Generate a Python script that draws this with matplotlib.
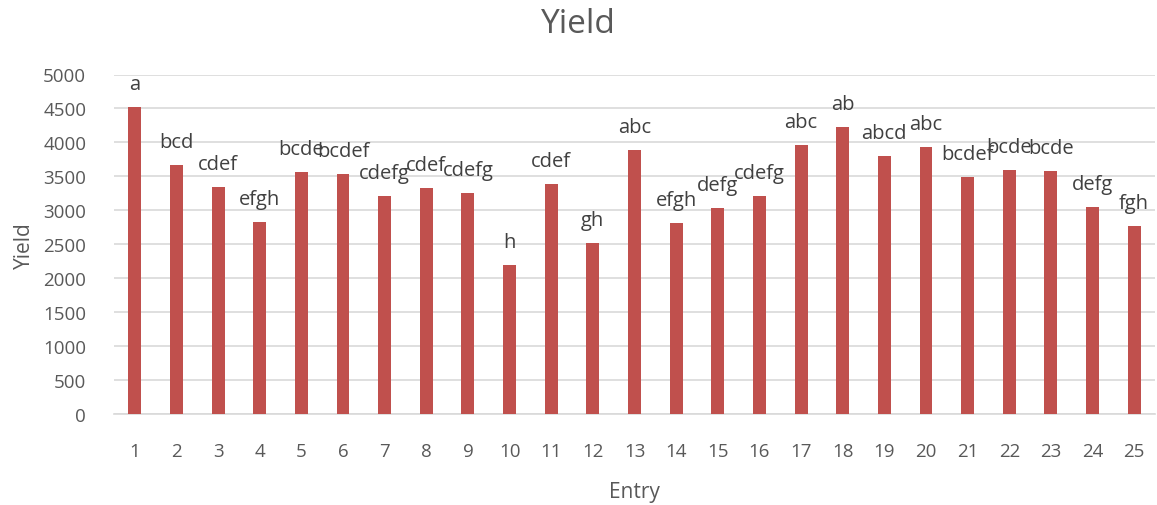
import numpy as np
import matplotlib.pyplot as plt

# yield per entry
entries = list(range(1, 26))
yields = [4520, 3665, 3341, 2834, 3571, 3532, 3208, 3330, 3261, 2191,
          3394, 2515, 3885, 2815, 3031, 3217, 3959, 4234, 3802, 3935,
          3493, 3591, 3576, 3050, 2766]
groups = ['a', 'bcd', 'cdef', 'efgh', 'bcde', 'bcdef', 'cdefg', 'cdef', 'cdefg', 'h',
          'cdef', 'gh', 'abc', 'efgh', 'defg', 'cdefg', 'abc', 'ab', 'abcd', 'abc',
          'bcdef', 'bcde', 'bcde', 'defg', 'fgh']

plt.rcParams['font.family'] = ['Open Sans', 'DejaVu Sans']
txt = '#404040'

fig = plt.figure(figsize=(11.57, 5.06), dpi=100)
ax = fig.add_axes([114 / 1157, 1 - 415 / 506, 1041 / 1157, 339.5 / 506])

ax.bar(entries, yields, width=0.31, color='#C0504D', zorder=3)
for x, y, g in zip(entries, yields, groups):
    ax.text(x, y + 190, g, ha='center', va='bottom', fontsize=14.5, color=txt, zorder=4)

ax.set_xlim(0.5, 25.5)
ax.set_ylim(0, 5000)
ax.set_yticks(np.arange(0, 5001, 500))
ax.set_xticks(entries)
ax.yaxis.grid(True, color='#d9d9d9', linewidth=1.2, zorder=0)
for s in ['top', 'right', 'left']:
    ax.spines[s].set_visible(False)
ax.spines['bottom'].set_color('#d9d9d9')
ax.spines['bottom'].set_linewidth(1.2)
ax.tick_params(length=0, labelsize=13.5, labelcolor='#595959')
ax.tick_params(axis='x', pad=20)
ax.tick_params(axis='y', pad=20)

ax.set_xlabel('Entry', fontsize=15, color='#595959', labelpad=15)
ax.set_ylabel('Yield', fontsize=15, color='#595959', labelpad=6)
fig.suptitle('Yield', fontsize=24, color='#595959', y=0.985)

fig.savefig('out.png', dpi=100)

- SET PROBLEM -
Leave out the pictures, then repeat the listing above exactly from its first line to the line with "import matplotlib.pyplot as plt", inclusive.

- SOLUTION -
Generate a Python script that draws this with matplotlib.
import numpy as np
import matplotlib.pyplot as plt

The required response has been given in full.